From the listing below, select every line where the word "this" appears.

--------

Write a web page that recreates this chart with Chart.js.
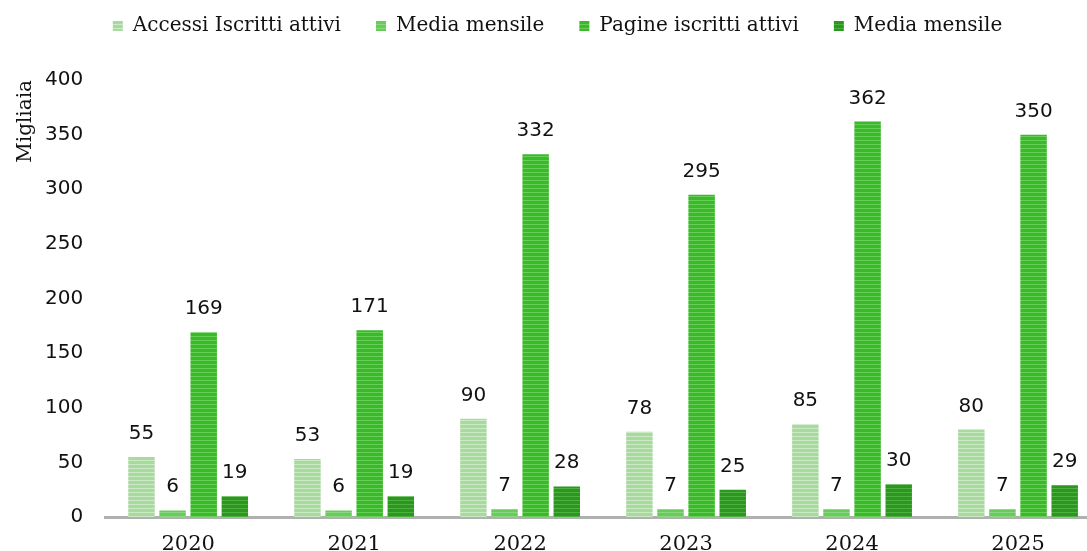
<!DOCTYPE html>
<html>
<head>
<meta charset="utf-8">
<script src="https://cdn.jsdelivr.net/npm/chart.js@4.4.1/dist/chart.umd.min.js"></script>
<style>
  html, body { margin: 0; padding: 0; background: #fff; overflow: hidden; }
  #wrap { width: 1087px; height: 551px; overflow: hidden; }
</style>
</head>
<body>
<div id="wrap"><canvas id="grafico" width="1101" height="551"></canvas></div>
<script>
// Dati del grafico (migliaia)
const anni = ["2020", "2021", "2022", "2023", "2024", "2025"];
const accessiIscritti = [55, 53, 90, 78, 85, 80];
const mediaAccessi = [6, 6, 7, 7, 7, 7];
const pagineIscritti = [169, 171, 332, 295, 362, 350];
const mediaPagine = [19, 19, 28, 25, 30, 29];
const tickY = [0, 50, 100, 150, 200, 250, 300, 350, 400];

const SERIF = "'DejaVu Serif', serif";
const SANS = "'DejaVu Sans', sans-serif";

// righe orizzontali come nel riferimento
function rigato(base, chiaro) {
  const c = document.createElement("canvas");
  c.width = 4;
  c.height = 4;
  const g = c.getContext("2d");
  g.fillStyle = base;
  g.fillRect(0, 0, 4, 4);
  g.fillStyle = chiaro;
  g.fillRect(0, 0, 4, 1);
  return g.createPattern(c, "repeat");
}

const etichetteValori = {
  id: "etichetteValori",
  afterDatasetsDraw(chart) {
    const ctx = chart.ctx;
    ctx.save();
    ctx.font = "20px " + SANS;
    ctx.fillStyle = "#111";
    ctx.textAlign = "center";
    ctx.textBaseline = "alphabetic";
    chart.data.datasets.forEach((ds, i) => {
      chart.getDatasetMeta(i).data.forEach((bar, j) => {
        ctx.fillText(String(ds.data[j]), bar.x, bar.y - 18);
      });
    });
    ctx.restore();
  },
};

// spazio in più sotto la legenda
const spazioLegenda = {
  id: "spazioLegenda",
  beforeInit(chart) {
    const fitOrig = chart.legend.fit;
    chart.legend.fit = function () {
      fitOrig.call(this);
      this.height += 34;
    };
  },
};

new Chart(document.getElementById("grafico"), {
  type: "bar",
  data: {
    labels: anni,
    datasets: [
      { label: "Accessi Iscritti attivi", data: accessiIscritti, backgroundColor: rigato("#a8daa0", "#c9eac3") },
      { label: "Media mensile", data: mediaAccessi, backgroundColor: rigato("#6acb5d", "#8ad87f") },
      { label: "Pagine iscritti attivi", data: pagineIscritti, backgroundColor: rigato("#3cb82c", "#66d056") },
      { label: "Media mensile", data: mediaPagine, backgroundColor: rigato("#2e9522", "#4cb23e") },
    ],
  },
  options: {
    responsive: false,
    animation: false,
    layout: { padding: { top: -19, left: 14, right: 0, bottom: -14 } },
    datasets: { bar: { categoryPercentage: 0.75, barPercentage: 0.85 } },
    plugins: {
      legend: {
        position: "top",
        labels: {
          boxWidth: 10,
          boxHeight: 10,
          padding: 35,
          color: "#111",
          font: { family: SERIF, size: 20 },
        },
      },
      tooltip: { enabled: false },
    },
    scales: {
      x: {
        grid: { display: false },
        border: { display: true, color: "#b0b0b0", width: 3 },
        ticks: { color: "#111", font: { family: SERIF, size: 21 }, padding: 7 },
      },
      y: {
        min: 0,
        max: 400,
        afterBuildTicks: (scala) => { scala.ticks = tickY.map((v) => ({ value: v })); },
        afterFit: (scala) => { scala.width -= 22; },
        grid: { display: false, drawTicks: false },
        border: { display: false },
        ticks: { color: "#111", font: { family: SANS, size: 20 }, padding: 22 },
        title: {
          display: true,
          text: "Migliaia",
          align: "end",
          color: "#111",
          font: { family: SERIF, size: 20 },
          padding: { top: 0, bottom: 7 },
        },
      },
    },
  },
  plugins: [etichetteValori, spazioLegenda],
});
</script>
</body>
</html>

--------

* _ANSWER FOR THE TASK_
Write a web page that recreates this chart with Chart.js.
      fitOrig.call(this);
      this.height += 34;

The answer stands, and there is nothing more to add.